There are two ways to invest through these market cycles. Both are intuitive, simple to implement but psychologically difficult to maintain.

 

  1.  BROAD DIVERSIFICATION. We don't know when or if we are in a bubble and when it will end so we buy pieces of everything and in the long run we will generate significant amounts of wealth. This approach has a long history of success backed up with hundreds of years of data. Just look at the performance of the Total Market Fund in the chart above over the past 25 years as proof. 
  2.  BUY WHAT IS CHEAP. This approach satisfies our very human bias to action and has the chance of 'beating the market in the long run.' However it also has the potential to lag behind for a very long period of time. Withstanding lagging portfolios is easier said than done when everyone else is bragging about making 20% without much work. Once again, the long run data is irrefutable.   


As all of you know I strongly advocate for broad diversification. If that is your whole approach you are doing the rational and correct thing based on all the data available to give you the highest probabilities of investment success. However, for investors who simply want to be more active, myself included, I strongly believe allocating some part of your portfolio towards option 2 makes a lot of sense. A combination of the two is a solid investment approach.

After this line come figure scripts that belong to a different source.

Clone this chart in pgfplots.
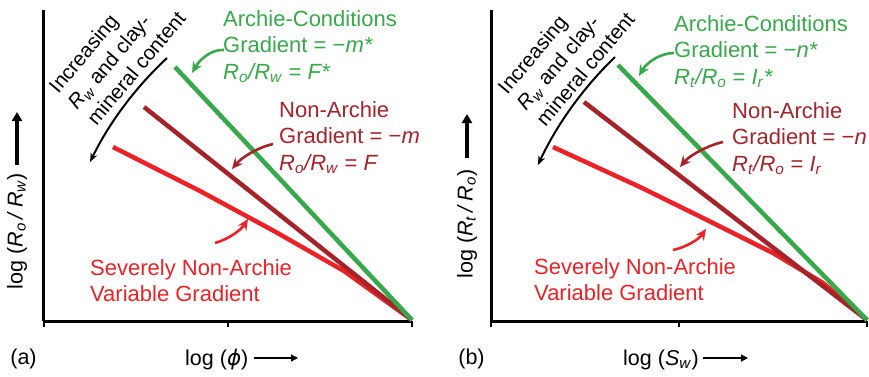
\documentclass[border=0pt]{standalone}
\usepackage{fontspec}
\setmainfont{Liberation Sans}
\newfontfamily\dejavu{DejaVu Sans}
\usepackage{pgfplots}
\pgfplotsset{compat=1.18}
\usetikzlibrary{arrows.meta}
\definecolor{cgreen}{RGB}{54,169,74}
\definecolor{cdred}{RGB}{166,35,42}
\definecolor{cred}{RGB}{236,34,39}
\newcommand{\sub}[1]{\textsubscript{\textit{#1}}}
\pgfplotsset{panel/.style={
  scale only axis, height=311pt, ymin=0, ymax=311, xmin=0,
  axis x line=bottom, axis y line=left,
  axis line style={-, line width=3pt, black},
  xtick align=outside, ytick=\empty, xticklabels={},
  major tick length=6pt,
  every tick/.style={black, line width=1.5pt},
  clip=false,
}}
\tikzset{
  big/.style={font=\fontsize{22}{26.5}\selectfont, inner sep=0pt, anchor=base west},
  ann/.style={line width=2.6pt, -{Stealth[length=11pt,width=10pt]}},
}
\begin{document}
\begin{tikzpicture}
\useasboundingbox (-44pt,-55pt) rectangle (825pt,321pt);
% ---------------- panel (a)
\begin{axis}[panel, width=368pt, xmax=368, xtick={0,184,368}, at={(0pt,0pt)}, anchor=south west]
\addplot[cred, line width=4.5pt] coordinates {(69,174) (156,130) (230,90) (300,50) (368,1)};
\addplot[cdred, line width=4.5pt] coordinates {(100,214) (368,1)};
\addplot[cgreen, line width=4.5pt] coordinates {(131,254) (368,1)};
% texts
\node[big, text=cgreen] at (axis cs:179,295) {Archie-Conditions};
\node[big, text=cgreen] at (axis cs:179,268.5) {Gradient = −\textit{m*}};
\node[big, text=cgreen] at (axis cs:179,242) {\textit{R}\sub{o}\textit{/R}\sub{w} = \textit{F*}};
\node[big, text=cdred] at (axis cs:235,204) {Non-Archie};
\node[big, text=cdred] at (axis cs:235,177.5) {Gradient = −\textit{m}};
\node[big, text=cdred] at (axis cs:235,151) {\textit{R}\sub{o}\textit{/R}\sub{w} = \textit{F}};
\node[big, text=cred] at (axis cs:46,46) {Severely Non-Archie};
\node[big, text=cred] at (axis cs:46,19.5) {Variable Gradient};
% arrows
\draw[ann, cgreen] (axis cs:180,271) .. controls (axis cs:168,272) and (axis cs:156,262) .. (axis cs:148,248);
\draw[ann, cdred] (axis cs:229,177) .. controls (axis cs:215,174) and (axis cs:198,164) .. (axis cs:188,152);
\draw[ann, cred] (axis cs:171,78) .. controls (axis cs:185,82) and (axis cs:197,91) .. (axis cs:204,102);
\draw[line width=2pt, -{Stealth[length=9pt,width=7pt]}] (axis cs:123,263) arc[start angle=133, end angle=154, radius=355pt];
\node[rotate=50, align=left, font=\fontsize{20.5}{25}\selectfont, inner sep=0pt] at (axis cs:73,269)
  {Increasing\\\textit{R}\sub{w} and clay-\\mineral content};
% axis labels
\node[rotate=90, font=\fontsize{21.5}{24}\selectfont, inner sep=0pt] at (axis cs:-27,90)
  {log (\textit{R}\sub{o}\,\textit{/}\,\textit{R}\sub{w})};
\draw[line width=3.5pt, -{Triangle[length=9pt,width=10pt]}] (axis cs:-27,156) -- (axis cs:-27,209);
\node[big, font=\fontsize{21.5}{24}\selectfont] at (axis cs:141,-44) {log ({\dejavu\itshape ϕ})};
\draw[line width=1.3pt, -{Triangle[length=7pt,width=7pt]}] (axis cs:210,-37) -- (axis cs:254,-37);
\node[font=\fontsize{21.5}{24}\selectfont, inner sep=0pt, anchor=base] at (axis cs:-20.5,-43) {(a)};
\end{axis}
% ---------------- panel (b)
\begin{axis}[panel, width=376pt, xmax=376, xtick={0,188,376}, at={(447pt,0pt)}, anchor=south west]
\addplot[cred, line width=4.5pt] coordinates {(62,174) (149,134) (216,101) (282,68) (332,38) (376,1)};
\addplot[cdred, line width=4.5pt] coordinates {(93,219) (376,1)};
\addplot[cgreen, line width=4.5pt] coordinates {(127,256) (376,1)};
\node[big, text=cgreen] at (axis cs:183,290) {Archie-Conditions};
\node[big, text=cgreen] at (axis cs:183,263.5) {Gradient = −\textit{n*}};
\node[big, text=cgreen] at (axis cs:183,237) {\textit{R}\sub{t}\textit{/R}\sub{o} = \textit{I}\sub{r}\textit{*}};
\node[big, text=cdred] at (axis cs:241,203) {Non-Archie};
\node[big, text=cdred] at (axis cs:241,176.5) {Gradient = −\textit{n}};
\node[big, text=cdred] at (axis cs:241,150) {\textit{R}\sub{t}\textit{/R}\sub{o} = \textit{I}\sub{r}};
\node[big, text=cred] at (axis cs:43,47) {Severely Non-Archie};
\node[big, text=cred] at (axis cs:43,20.5) {Variable Gradient};
\draw[ann, cgreen] (axis cs:183,268) .. controls (axis cs:170,268) and (axis cs:156,259) .. (axis cs:148,245);
\draw[ann, cdred] (axis cs:232,179) .. controls (axis cs:218,176) and (axis cs:199,166) .. (axis cs:189,154);
\draw[ann, cred] (axis cs:182,71) .. controls (axis cs:196,74) and (axis cs:208,82) .. (axis cs:215,92);
\draw[line width=2pt, -{Stealth[length=9pt,width=7pt]}] (axis cs:124,264) arc[start angle=134, end angle=155, radius=364pt];
\node[rotate=50, align=left, font=\fontsize{20.5}{25}\selectfont, inner sep=0pt] at (axis cs:75,268)
  {Increasing\\\textit{R}\sub{w} and clay-\\mineral content};
\node[rotate=90, font=\fontsize{21.5}{24}\selectfont, inner sep=0pt] at (axis cs:-24,97)
  {log (\textit{R}\sub{t}\,\textit{/}\,\textit{R}\sub{o})};
\draw[line width=3.5pt, -{Triangle[length=9pt,width=10pt]}] (axis cs:-24,163) -- (axis cs:-24,207);
\node[big, font=\fontsize{21.5}{24}\selectfont] at (axis cs:132,-44) {log (\textit{S}\sub{w})};
\draw[line width=1.3pt, -{Triangle[length=7pt,width=7pt]}] (axis cs:212,-37) -- (axis cs:257,-37);
\node[font=\fontsize{21.5}{24}\selectfont, inner sep=0pt, anchor=base] at (axis cs:-19.5,-43) {(b)};
\end{axis}
\end{tikzpicture}
\end{document}
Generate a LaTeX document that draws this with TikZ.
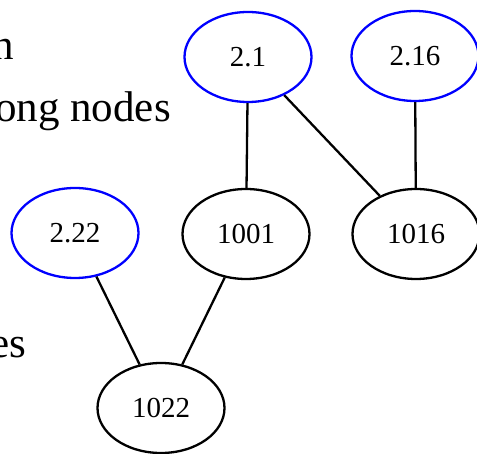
\documentclass[tikz,border=0pt]{standalone}
\usepackage{fontspec}
\setmainfont{Liberation Serif}
\usetikzlibrary{shapes.geometric}

\begin{document}
\begin{tikzpicture}[x=1pt,y=-1pt,
  vertex/.style={ellipse,draw=black,line width=2.3pt,minimum width=127pt,minimum height=90pt,inner sep=0pt,font=\fontsize{29.0}{34.8}\selectfont},
  source/.style={vertex,draw=blue},
  link/.style={line width=2.3pt}]
\path[use as bounding box] (0,0) rectangle (477.0,454.0);
\node[anchor=base west,inner sep=0pt,font=\fontsize{43.0}{51.6}\selectfont ] (capA) at (-8,60) {n};
\node[anchor=base west,inner sep=0pt,font=\fontsize{43.0}{51.6}\selectfont ] (capB) at (-5,122) {ong nodes};
\node[anchor=base west,inner sep=0pt,font=\fontsize{43.0}{51.6}\selectfont ] (capC) at (-10,358) {es};
\node[source] (n21) at (248,57) {2.1};
\node[source] (n216) at (415,56) {2.16};
\node[source] (n222) at (75,233) {2.22};
\node[vertex] (n1001) at (246,234) {1001};
\node[vertex] (n1016) at (416,234) {1016};
\node[vertex] (n1022) at (161,408) {1022};
\draw[link] (n21) -- (n1001);
\draw[link] (n21) -- (n1016);
\draw[link] (n216) -- (n1016);
\draw[link] (n222) -- (n1022);
\draw[link] (n1001) -- (n1022);
\end{tikzpicture}
\end{document}
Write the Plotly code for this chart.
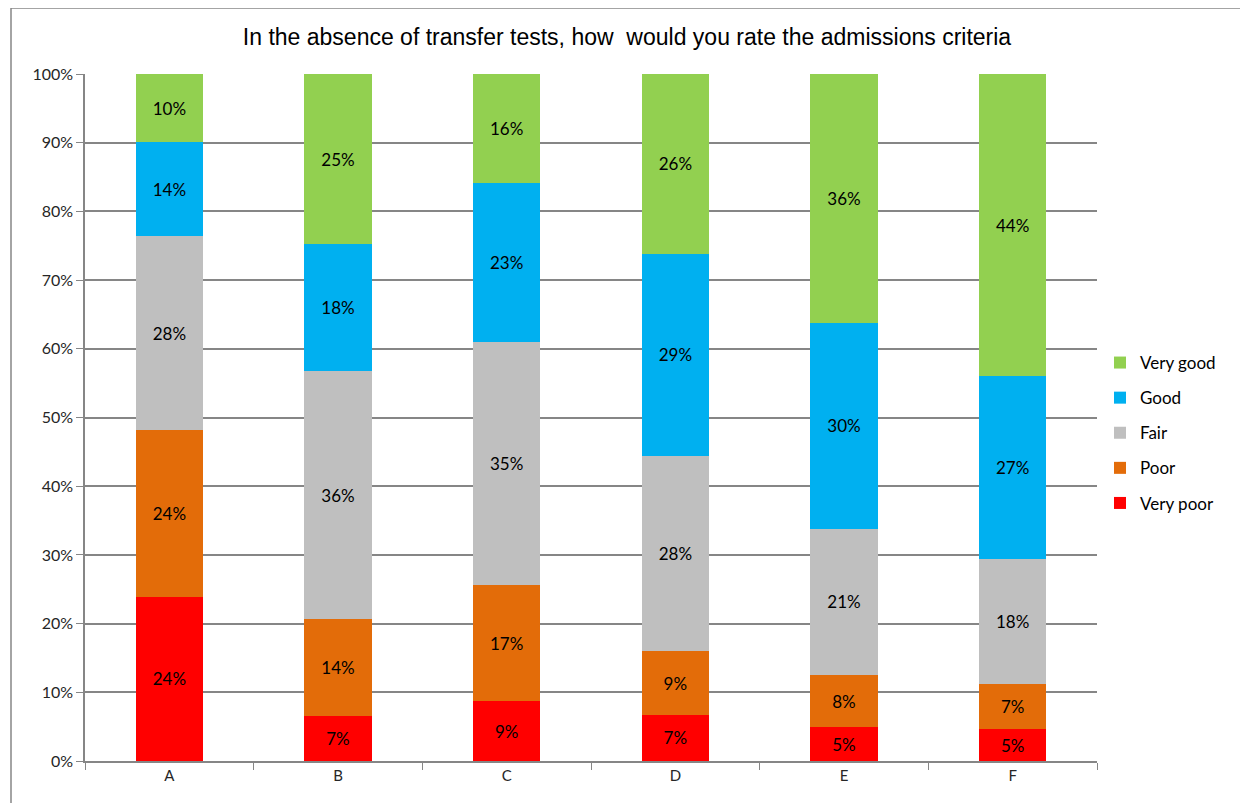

The unspoken option 3 is to grab onto the bubble and YOLO your savings. While I will never advocate for this approach, if you seek entertainment and thrill via financial markets there is absolutely nothing wrong in participating with guardrails:


  • Put only a portion of your portfolio towards the high fliers, i.e. the FOMO allocation. The generic advice is put in only what you can afford to lose. My hard nosed advice is put in half of that because everyone thinks they can lose more than they can actually stomach psychological.
  • Keep the bulk of your portfolio in a boring, broadly diversified portfolio
  • Put an amount equal to your FOMO allocation towards a value allocation. Hopefully in the long run these two extremes will produce good results.